We’re coming up on a new year. Every end of the year, I start thinking about all the things I want to do differently in the next year. I’m not alone. There are many who calendar their plans and identify their goals and form a solid map to becoming an improved version of themselves.
Lately I’ve been thinking a whole lot about being wrong. My second son, who is a bit of a perfectionist, has been disappointed with a couple of his grades this semester. He’s got all As, but he wanted higher As. He analyzes every worksheet that comes home, scouring it for the questions he answered incorrectly, beating himself up for what he calls his silly mistakes.
But mistakes, we tell him, are simply opportunities to learn and do better.
I didn’t always believe this, of course. When I was a kid, I had a fear of failure, too. I had a father who’d left, a mom who worked a lot by necessity, and a wide open space to stretch out into perfectionism. Perfect became the main goal of my life. I wanted to be perfect in everything, which left very little room for being wrong.
I used to think that being wrong meant something important—maybe it meant that I didn’t know enough, that I wasn’t smart enough, that I didn’t have anything to contribute to the world after all. Who wanted to listen to someone who was wrong?
In my mind, if I was wrong, it changed everything about me. I was no longer me.
There is still a vivid moment in my past that stands out to me as a defining moment, a change in trajectory. My final year of college I worked as the editor-in-chief of the college newspaper. One of my editorial cartoonists had brought in his cartoon for the next day’s paper. My gut said the cartoon was a little violent. I don’t remember the specific details of this cartoon, but I do remember, or at least I think I remember, that there was a professor in a classroom and a student holding a gun. Maybe the student was pointing the gun at the professor, or maybe it’s gotten worse in my memory, a symptom of guilt and its dangerous counterpart, shame.
I told this editorial cartoonist to draw me another cartoon—I couldn’t use this one. I had no backup plan, so it would simply be a blank space in the newspaper if he couldn’t draw another. Of course he didn’t have the time, or so he said. I called every cartoonist I knew, trying to find someone who had a cartoon I could use instead of this one. No one was home. And because I was on deadline, I gave the go-ahead to the designer; we’d deal with the fallout, if there was any, in the morning. I was probably being too cautious. It was already 1 a.m., we were tired, and I had an 8 a.m. class the next day. Those aren’t excuses, only reality.
The next day the university exploded. Or at least that’s what it felt like to me. I had more emails in my inbox than I’d gotten in four months of working as the editor-in-chief. My voicemail was full. The publisher, a journalism professor at the college, was waiting in my office when I got there.
This story ends somewhat happily. I didn’t lose my job, no one got hurt, and the publisher told me that everyone makes mistakes. I knew better now, and he knew I would make a better decision next time.
I couldn’t believe he hadn’t fired me. I wrote my apology for the next day’s paper, probably shifting the blame a little, even though I should have taken it fully upon myself.
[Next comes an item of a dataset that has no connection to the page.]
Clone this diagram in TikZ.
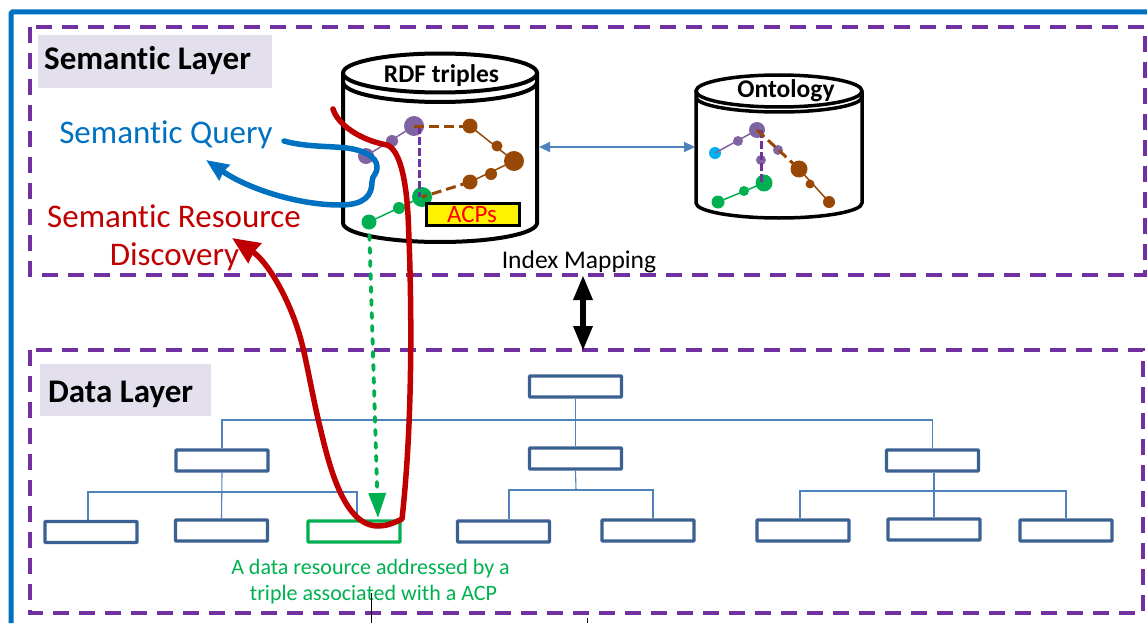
\documentclass[tikz,border=0pt]{standalone}
\usepackage{fontspec}
\setmainfont{Carlito}[RawFeature={-liga;-clig}]
\usetikzlibrary{arrows.meta}
\definecolor{pur}{HTML}{7030A0}
\definecolor{dotpur}{HTML}{8064A2}
\definecolor{brn}{HTML}{974706}
\definecolor{grn}{HTML}{00B050}
\definecolor{blu}{HTML}{0070C0}
\definecolor{lineblu}{HTML}{4F81BD}
\definecolor{boxblu}{HTML}{3B6092}
\definecolor{red2}{HTML}{C00000}
\definecolor{lab}{HTML}{E4DFEC}
\definecolor{cyn}{HTML}{00B0F0}
\tikzset{
  layer/.style={draw=pur,line width=4.5pt,dash pattern=on 16pt off 10pt},
  dot/.style={circle,inner sep=0pt,minimum size=#1,draw=none},
  pd/.style={dot=#1,fill=dotpur},
  bd/.style={dot=#1,fill=brn},
  gd/.style={dot=#1,fill=grn},
  res/.style={draw=boxblu,line width=3.4pt,minimum width=92pt,minimum height=21pt,inner sep=0pt,rounded corners=0.8pt},
  resg/.style={res,draw=grn},
  tree/.style={draw=lineblu,line width=1.1pt},
  cyl/.style={draw=black,line width=4pt,fill=white},
  plink/.style={draw=dotpur,line width=1.5pt},
  blink/.style={draw=brn,line width=1.5pt},
  glink/.style={draw=grn,line width=1.5pt},
  pdash/.style={draw=pur,line width=3pt,dash pattern=on 8pt off 3pt},
  bdash/.style={draw=brn,line width=3pt,dash pattern=on 10pt off 5pt},
  big/.style={font=\fontsize{33}{36}\selectfont,anchor=base,inner sep=0pt},
  lbl/.style={font=\fontsize{33}{36}\selectfont\bfseries,anchor=base west,inner sep=0pt},
  cylt/.style={font=\fontsize{25.5}{28}\selectfont\bfseries,anchor=base,inner sep=0pt},
  grt/.style={font=\fontsize{22}{26}\selectfont,text=grn,anchor=base,inner sep=0pt},
}
\begin{document}
\begin{tikzpicture}[x=1pt,y=-1pt]
\useasboundingbox (0,0) rectangle (1147,623);
% outer frame
\coordinate (fa) at (11,623);
\coordinate (fb) at (11,12);
\coordinate (fc) at (1147,12);
\draw[blu,line width=5pt,rounded corners=1.5pt] (fa) -- (fb) -- (fc);
% layers
\draw[layer] (30,27) rectangle (1145,275);
\draw[layer] (30,350) rectangle (1143,613);
\fill[lab] (38,35) rectangle (272,88);
\fill[lab] (40,364) rectangle (211,416);
\node[lbl] (sl) at (44,69.5) {Semantic Layer};
\node[lbl] (dl) at (48,402) {Data Layer};
% RDF cylinder
\draw[cyl] (343,73) -- (343,223) arc[start angle=180,end angle=0,x radius=97,y radius=19] -- (537,73);
\draw[black,line width=4pt] (343,82) arc[start angle=180,end angle=0,x radius=97,y radius=20];
\draw[cyl] (440,73) ellipse[x radius=97,y radius=19.5];
\node[cylt] (rdf) at (441.5,83) {RDF triples};
% Ontology cylinder
\draw[cyl,line width=3.5pt] (696,92) -- (696,203) arc[start angle=180,end angle=0,x radius=83,y radius=15] -- (862,92);
\draw[black,line width=3.5pt] (696,97) arc[start angle=180,end angle=0,x radius=83,y radius=15];
\draw[cyl,line width=3.5pt] (779,91) ellipse[x radius=83,y radius=16];
\node[cylt] (ont) at (786,98) {Ontology};
% RDF graph
\node[pd=20pt] (r1) at (414,126) {};
\node[pd=12pt] (r2) at (392,141) {};
\node[pd=16pt] (r3) at (366,156) {};
\node[bd=15pt] (r4) at (470,126) {};
\node[bd=11pt] (r5) at (497,146) {};
\node[bd=20pt] (r6) at (514,161) {};
\node[bd=12pt] (r7) at (491,174) {};
\node[bd=15pt] (r8) at (470,182) {};
\node[gd=20pt] (r9) at (422,197) {};
\node[gd=12pt] (r10) at (399,208) {};
\node[gd=15pt] (r11) at (369,222) {};
\draw[plink] (r1.center) -- (r3.center);
\draw[blink] (r4.center) -- (r6.center) -- (r8.center);
\draw[glink] (r9.center) -- (r11.center);
\coordinate (rp) at (419,126);
\coordinate (rq) at (419,197);
\draw[pdash] (rp) -- (rq);
\draw[bdash] (r1.center) -- (r4.center);
\draw[bdash] (r8.center) -- (r9.center);
\node[draw=black,fill=yellow,line width=3pt,minimum width=93pt,minimum height=22pt,inner sep=0pt] (acp) at (472.5,214.5) {};
\node[font=\fontsize{25}{28}\selectfont,text=red,anchor=base,inner sep=0pt] (acpt) at (472,222.5) {ACPs};
% Ontology graph
\node[pd=16pt] (o1) at (757,130) {};
\node[pd=10pt] (o2) at (738,141) {};
\node[dot=12pt,fill=cyn] (o3) at (715,153) {};
\node[pd=10pt] (o4) at (761,160) {};
\node[pd=10pt] (o5) at (778,150) {};
\node[bd=17pt] (o6) at (799,169) {};
\node[bd=9pt] (o7) at (810,184) {};
\node[bd=12pt] (o8) at (829,202) {};
\node[gd=17pt] (o9) at (764,183) {};
\node[gd=10pt] (o10) at (744,191) {};
\node[gd=13pt] (o11) at (718,202) {};
\draw[plink] (o1.center) -- (o3.center);
\draw[blink] (o6.center) -- (o8.center);
\draw[glink] (o9.center) -- (o11.center);
\coordinate (op) at (761,130);
\coordinate (oq) at (761,183);
\draw[pdash] (op) -- (oq);
\draw[bdash] (o1.center) -- (o6.center);
% between cylinders
\coordinate (cr) at (539,147);
\coordinate (cl) at (695,147);
\draw[lineblu,line width=2.2pt,{Stealth[length=11pt,width=10pt,inset=0pt]}-{Stealth[length=11pt,width=10pt,inset=0pt]}] (cr) -- (cl);
% labels
\node[big,text=blu] (sq) at (166,143.5) {Semantic Query};
\node[big,text=red2] (sr) at (174,227) {Semantic Resource};
\node[big,text=red2] (sd) at (174.5,265.5) {Discovery};
\node[font=\fontsize{25.5}{28}\selectfont,anchor=base,inner sep=0pt] (im) at (579,268) {Index Mapping};
% index arrow
\coordinate (ia) at (583,275);
\coordinate (ib) at (583,351);
\draw[black,line width=6pt,{Stealth[length=25pt,width=18pt,inset=0pt]}-{Stealth[length=25pt,width=18pt,inset=0pt]}] (ia) -- (ib);
% data layer tree
\node[res] (root) at (575.5,386.5) {};
\node[res] (a) at (222,460.5) {};
\node[res] (b) at (575.5,458.5) {};
\node[res] (c) at (932.5,460.5) {};
\node[res] (a1) at (91,532) {};
\node[res] (a2) at (221.5,530.5) {};
\node[resg] (a3) at (354,531.5) {};
\node[res] (b1) at (503.5,531.5) {};
\node[res] (b2) at (648,530.5) {};
\node[res] (c1) at (803,530.5) {};
\node[res] (c2) at (934,529.5) {};
\node[res] (c3) at (1066,530.5) {};
\coordinate (j0) at (576,420);
\coordinate (jb) at (576,490);
\coordinate (jc) at (934,491);
\draw[tree] (root.south) -- (b.north);
\draw[tree] (a.north) -- (a.north |- j0) -- (c.north |- j0) -- (c.north);
\draw[tree] (a.south) -- (a2.north);
\draw[tree] (a1.north -| 88,0) -- (88,492) -- (357,492) -- (a3.north -| 357,0);
\draw[tree] (b.south) -- (jb);
\draw[tree] (b1.north -| 509,0) -- (509,490) -- (653,490) -- (b2.north -| 653,0);
\draw[tree] (c.south -| jc) -- (c2.north -| jc);
\draw[tree] (c1.north -| 800,0) -- (800,491) -- (1066,491) -- (c3.north);
\node[grt] (t1) at (370.5,574) {A data resource addressed by a};
\node[grt] (t2) at (373.5,600) {triple associated with a ACP};
% green arrow
\coordinate (gt) at (378,518);
\draw[grn,line width=3.8pt,line cap=round,dash pattern=on 5pt off 8pt,-{Stealth[length=25pt,width=17pt,inset=0pt]}] (r11.center) -- (gt);
% blue query curve
\coordinate (qs) at (284,141);
\coordinate (qe) at (206,160);
\draw[blu,line width=5.5pt,line cap=round,-{Stealth[length=22pt,width=18pt,inset=1pt]}] (qs) .. controls (305,147) and (330,146) .. (347,148) .. controls (362,150) and (377,156) .. (377,167) .. controls (377,175) and (372,175) .. (372,182) .. controls (372,195) and (365,205) .. (340,205) .. controls (300,205) and (250,190) .. (qe);
% red curve
\coordinate (ds) at (333,109);
\coordinate (de) at (232,238);
\draw[red2,line width=5.5pt,line cap=round,line join=round,-{Stealth[length=27pt,width=23pt,inset=1pt]}] (ds) .. controls (338,125) and (360,140) .. (387,145) .. controls (400,150) and (406,180) .. (408,215) .. controls (412,300) and (413,420) .. (402,519) .. controls (392,524) and (385,526) .. (378,526) .. controls (345,526) and (330,470) .. (320,427) .. controls (312,395) and (305,350) .. (298,330) .. controls (288,298) and (268,262) .. (de);
% stray black lines
\coordinate (k1) at (371,593);
\coordinate (k2) at (371,623);
\coordinate (k3) at (587,618);
\coordinate (k4) at (587,623);
\draw[black,line width=1pt] (k1) -- (k2);
\draw[black,line width=1pt] (k3) -- (k4);
\end{tikzpicture}
\end{document}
But I carried the shame of this failure for a long time. The first time I mistakenly spelled a name wrong in my adult newspaper job, I thought I would die.
I didn’t.
I know more now about failing, making mistakes, and being wrong. I know it doesn’t change who you are or nullify all the good you’ve done in the world. I know it doesn’t end you.
Here’s a handful of things I’ve been wrong about over the course of my life, in no particular order:
1. After three children, adding a child is as simple as pulling up another chair at the table.
2. I can handle my anxiety without medication, because I’m strong enough. And I’m a Christian. And there is no fear in love.
3. Anorexia is not a mental illness.
4. Demanding blind obedience from my children is the best way to raise good humans.
5. Suicide is a choice. And related: Christians do not contemplate or successfully commit suicide. God is enough.
6. Working toward a race-free society does not require reparation for the past. History is history. We should all just move on.
7. History has nothing important to teach me about my current reality.
8. Calling out someone else’s sin is my duty as a Christian.
9. If I’m wrong, it says something about who I am.
My relationship with being wrong has changed. I know something important now: being wrong doesn’t change who I am at all. I am human, and if humanity has any kind of talent at all, it is a talent for being utterly and superbly wrong, at any given moment in time.
I do not, after having lived, loved, and listened (mostly well, I hope, though not always), believe any of those things on the above list anymore. My beliefs and world views are constantly changing, evolving, transforming radically, in some cases. I do not, nor will I ever, know everything. I want to recognize this always, in every conversation. I want to embrace the full measure of humility—enough, especially, to say, at any point in the course of my life, “I was wrong, and I’m sorry.”
And maybe this is how love wins.
Happy holidays and the most wondrous of news years to you.